Visiting archaeological sites in Albania in August requires an early start, so I used this as an excuse to have an evening in a lovely hotel in Vlore (ancient Aulon) before heading off to explore the amazing site of Amantia again. The city was the settlement of the Amantes tribe, in the borderlands of Illyria/Epirus, and is in a commanding position over the Aoos (Vjosë) valley and the road to Aulon.
The usual site guard had a day off, so a young girl (about 10 years old) from the family who live and farm on the site led us through the sheep and chicken pens to the famous arched gate at one end of the 4th century BCE perimeter wall of the city. Along the way she carefully pointed out and explained various archaeological features, it was so good to hear her interest in and enthusiasm for the site.
Although I have been to Amantia many l times I had concentrated on visiting the stadium and walls and the remains of the settlement within them and had never climbed down to visit the remains of the Doric temple of Aphrodite, dated to the 3rd century BCE and beautifully situated below the city on a spur of rock. It’s a very steep walk, but the views from the temple overlooking the valley below are wonderful, and climbing back up to the city you can see the different types of construction of the walls according to the terrain.
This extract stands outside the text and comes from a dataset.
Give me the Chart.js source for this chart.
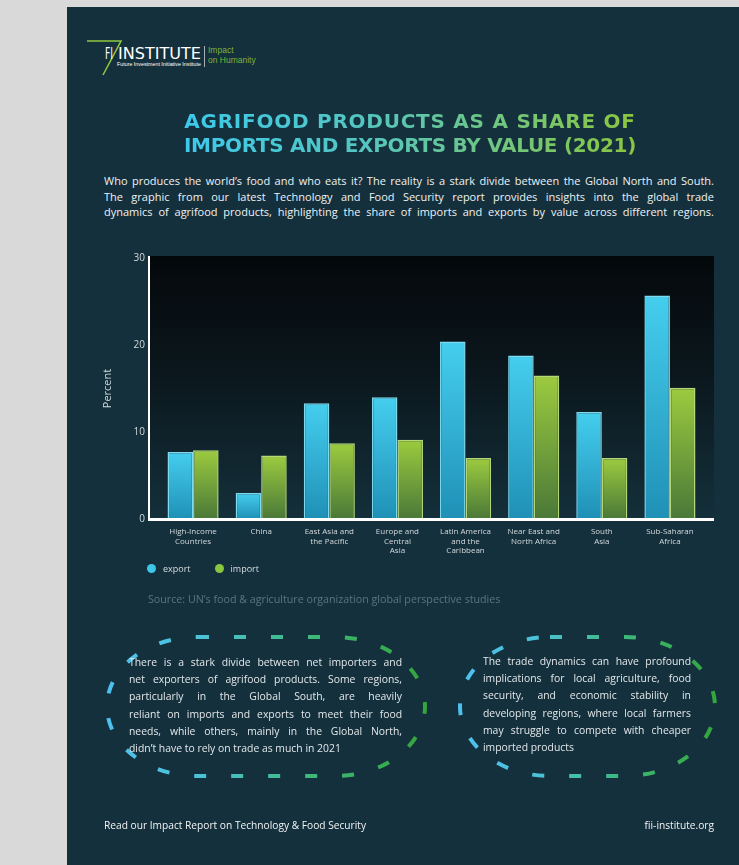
<!DOCTYPE html>
<html>
<head>
<meta charset="utf-8">
<script src="https://cdn.jsdelivr.net/npm/chart.js@4.4.1/dist/chart.umd.min.js"></script>
<style>
html, body { margin: 0; padding: 0; }
body {
    width: 739px; height: 865px; overflow: hidden; position: relative;
    background: #d9d9d9;
    font-family: "Open Sans", sans-serif;
}
.panel { position: absolute; left: 67px; top: 7px; right: 0; bottom: 0; background: #14303c; }
.abs { position: absolute; }
.title {
    left: 160px; top: 109px; width: 500px; text-align: center;
    font-family: "DejaVu Sans", sans-serif; font-weight: bold; font-size: 20px; line-height: 24px;
    white-space: nowrap;
}
.title span {
    background: linear-gradient(90deg, #3ccaec 0%, #55c6c0 40%, #8cc63f 100%);
    -webkit-background-clip: text; background-clip: text; color: transparent;
}
.intro { left: 104px; top: 173px; width: 610px; font-size: 11px; line-height: 15.5px; color: #eef2f4; }
.j { text-align: justify; text-align-last: justify; }
.note { font-size: 10.4px; line-height: 17.2px; color: #e3e8eb; }
.chart-wrap { left: 95px; top: 238px; width: 644px; height: 330px; }
.legend { left: 147px; top: 562px; font-size: 9px; color: #d8dde0; display: flex; }
.legend div { display: flex; align-items: center; margin-right: 24px; }
.legend i { display: inline-block; width: 9px; height: 9px; border-radius: 50%; margin-right: 7px; }
.source { left: 148px; top: 592px; font-size: 10.7px; color: #5d7480; white-space: nowrap; }
.footer { top: 818px; font-size: 10.2px; color: #f2f4f5; white-space: nowrap; }
</style>
</head>
<body>
<div class="panel"></div>

<!-- logo -->
<svg class="abs" style="left:0;top:0" width="739" height="90">
    <polyline points="87,41 121,41 103,75" fill="none" stroke="#8dc63f" stroke-width="1.6"/>
    <text x="105" y="59" fill="#ffffff" font-family="'DejaVu Sans Condensed', 'Liberation Sans Narrow', sans-serif" font-size="15" textLength="8" lengthAdjust="spacingAndGlyphs">FI</text>
    <text x="118" y="59" fill="#ffffff" font-family="'DejaVu Sans Condensed', 'Liberation Sans Narrow', sans-serif" font-size="15" textLength="83" lengthAdjust="spacingAndGlyphs">INSTITUTE</text>
    <text x="117" y="66" fill="#ffffff" font-family="'Liberation Sans Narrow', sans-serif" font-size="4.6" textLength="84" lengthAdjust="spacingAndGlyphs">Future Investment Initiative Institute</text>
    <line x1="204.5" y1="46" x2="204.5" y2="67" stroke="#c9d1d5" stroke-width="0.8"/>
    <text x="208" y="53" fill="#7db33a" font-family="'Liberation Sans', sans-serif" font-size="8.5">Impact</text>
    <text x="208" y="63" fill="#7db33a" font-family="'Liberation Sans', sans-serif" font-size="8.5">on Humanity</text>
</svg>

<div class="abs title">
    <span style="letter-spacing:0.75px">AGRIFOOD PRODUCTS AS A SHARE OF</span><br>
    <span style="letter-spacing:-0.3px">IMPORTS AND EXPORTS BY VALUE (2021)</span>
</div>

<div class="abs intro">
    <div class="j">Who produces the world’s food and who eats it? The reality is a stark divide between the Global North and South.</div>
    <div class="j">The graphic from our latest Technology and Food Security report provides insights into the global trade</div>
    <div class="j">dynamics of agrifood products, highlighting the share of imports and exports by value across different regions.</div>
</div>

<div class="abs chart-wrap"><canvas id="trade-chart" width="644" height="330"></canvas></div>
<div class="abs legend" id="legend"></div>
<div class="abs source">Source: UN’s food &amp; agriculture organization global perspective studies</div>

<!-- dashed ovals -->
<svg class="abs" style="left:0;top:0" width="739" height="865">
    <defs>
        <linearGradient id="dash-grad" x1="0" y1="0" x2="1" y2="0">
            <stop offset="0" stop-color="#4dc0f0"/>
            <stop offset="0.3" stop-color="#4cc2d6"/>
            <stop offset="0.65" stop-color="#3db878"/>
            <stop offset="1" stop-color="#33a53c"/>
        </linearGradient>
    </defs>
    <rect x="107" y="637" width="318" height="139" rx="90" ry="69.5" fill="none" stroke="url(#dash-grad)" stroke-width="4" stroke-dasharray="12 25"/>
    <rect x="460" y="637" width="255" height="139" rx="90" ry="69.5" fill="none" stroke="url(#dash-grad)" stroke-width="4" stroke-dasharray="12 25"/>
</svg>

<div class="abs note" style="left:129px;top:654px;width:273px">
    <div class="j">There is a stark divide between net importers and</div>
    <div class="j">net exporters of agrifood products. Some regions,</div>
    <div class="j">particularly in the Global South, are heavily</div>
    <div class="j">reliant on imports and exports to meet their food</div>
    <div class="j">needs, while others, mainly in the Global North,</div>
    <div>didn’t have to rely on trade as much in 2021</div>
</div>
<div class="abs note" style="left:483px;top:653px;width:208px">
    <div class="j">The trade dynamics can have profound</div>
    <div class="j">implications for local agriculture, food</div>
    <div class="j">security, and economic stability in</div>
    <div class="j">developing regions, where local farmers</div>
    <div class="j">may struggle to compete with cheaper</div>
    <div>imported products</div>
</div>

<div class="abs footer" style="left:104px">Read our Impact Report on Technology &amp; Food Security</div>
<div class="abs footer" style="right:25px">fii-institute.org</div>

<script>
// Regions on the x axis (multi-line labels as drawn in the graphic)
const regions = [
    ['High-Income', 'Countries'],
    'China',
    ['East Asia and', 'the Pacific'],
    ['Europe and', 'Central', 'Asia'],
    ['Latin America', 'and the', 'Caribbean'],
    ['Near East and', 'North Africa'],
    ['South', 'Asia'],
    ['Sub-Saharan', 'Africa']
];

// Agrifood share of exports / imports by value, 2021 (percent)
const exportShare = [7.7, 3.0, 13.3, 14.0, 20.4, 18.8, 12.3, 25.7];
const importShare = [7.9, 7.3, 8.7, 9.1, 7.0, 16.5, 7.0, 15.1];

const yTicks = [0, 10, 20, 30];

const seriesNames = ['export', 'import'];
const seriesColors = ['#3ec6e8', '#8cc63f'];

const labelColor = '#d3d9dc';

// Vertical gradient for each bar, bright at the top, darker at the axis
function barGradient(top, bottom) {
    return function(context) {
        const chart = context.chart;
        const yScale = chart.scales.y;
        if (!chart.chartArea || !yScale) return top;
        const yTop = yScale.getPixelForValue(context.raw);
        const yBottom = yScale.getPixelForValue(0);
        if (!isFinite(yTop) || yTop === yBottom) return top;
        const g = chart.ctx.createLinearGradient(0, yTop, 0, yBottom);
        g.addColorStop(0, top);
        g.addColorStop(1, bottom);
        return g;
    };
}

// Dark plot backdrop plus the white axis lines, which sit a bit outside the category band
const plotFrame = {
    id: 'plotFrame',
    beforeDatasetsDraw(chart) {
        const { ctx, chartArea } = chart;
        const left = chartArea.left - 10;
        const right = chartArea.right + 10;
        const top = chartArea.top - 2;
        const g = ctx.createLinearGradient(0, top, 0, chartArea.bottom);
        g.addColorStop(0, '#04080b');
        g.addColorStop(0.45, '#0b171d');
        g.addColorStop(1, '#14303b');
        ctx.save();
        ctx.fillStyle = g;
        ctx.fillRect(left, top, right - left, chartArea.bottom - top);
        ctx.restore();
    },
    afterDatasetsDraw(chart) {
        const { ctx, chartArea } = chart;
        const left = chartArea.left - 10;
        const right = chartArea.right + 10;
        ctx.save();
        ctx.strokeStyle = '#ffffff';
        ctx.lineWidth = 2;
        ctx.beginPath();
        ctx.moveTo(left, chartArea.top - 2);
        ctx.lineTo(left, chartArea.bottom + 1);
        ctx.stroke();
        ctx.lineWidth = 3;
        ctx.beginPath();
        ctx.moveTo(left - 1, chartArea.bottom + 0.5);
        ctx.lineTo(right, chartArea.bottom + 0.5);
        ctx.stroke();
        ctx.restore();
    }
};

const tradeChart = new Chart(document.getElementById('trade-chart'), {
    type: 'bar',
    data: {
        labels: regions,
        datasets: [
            {
                label: seriesNames[0],
                data: exportShare,
                backgroundColor: barGradient('#45ceee', '#1f90b6'),
                borderColor: '#7fd9ef',
                borderWidth: 1.5,
                borderSkipped: 'bottom'
            },
            {
                label: seriesNames[1],
                data: importShare,
                backgroundColor: barGradient('#9ccb3f', '#4a7838'),
                borderColor: '#b5d77c',
                borderWidth: 1.5,
                borderSkipped: 'bottom'
            }
        ]
    },
    options: {
        responsive: false,
        animation: false,
        categoryPercentage: 0.75,
        barPercentage: 1.0,
        layout: { padding: { top: 20, right: 35, left: 0, bottom: 0 } },
        plugins: {
            legend: { display: false },
            tooltip: { enabled: false }
        },
        scales: {
            x: {
                grid: { display: false },
                border: { display: false },
                ticks: {
                    color: labelColor,
                    font: { family: "'Open Sans', sans-serif", size: 8 },
                    maxRotation: 0,
                    autoSkip: false,
                    padding: 0
                },
                afterFit(scale) { scale.height = 49; }
            },
            y: {
                min: 0,
                max: 30,
                grid: { display: false },
                border: { display: false },
                afterBuildTicks(scale) { scale.ticks = yTicks.map(v => ({ value: v })); },
                ticks: {
                    color: labelColor,
                    font: { family: "'Open Sans', sans-serif", size: 10 },
                    padding: 6
                },
                title: {
                    display: true,
                    text: 'Percent',
                    color: labelColor,
                    font: { family: "'Open Sans', sans-serif", size: 11 },
                    padding: { top: 6, bottom: 0 }
                },
                afterFit(scale) { scale.width = 64; }
            }
        }
    },
    plugins: [plotFrame]
});

// Legend built from the chart's own datasets
const legendBox = document.getElementById('legend');
tradeChart.data.datasets.forEach((ds, i) => {
    const item = document.createElement('div');
    const dot = document.createElement('i');
    dot.style.background = seriesColors[i];
    item.appendChild(dot);
    item.appendChild(document.createTextNode(ds.label));
    legendBox.appendChild(item);
});
</script>
</body>
</html>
When we arrived back at the farmhouse and sought out our ‘guide’ to thank her, her grandmother insisted on giving us juice made from ‘thana’ fruit (Cornus mas) which made me think about local resources for ancient spears.
This summer authorities announced the discovery of a very large Macedonian type tomb at Amantia. It is open to the public, but is quite a walk from the main site – so I will be going back to Amantia soon when it’s a bit cooler and will report back.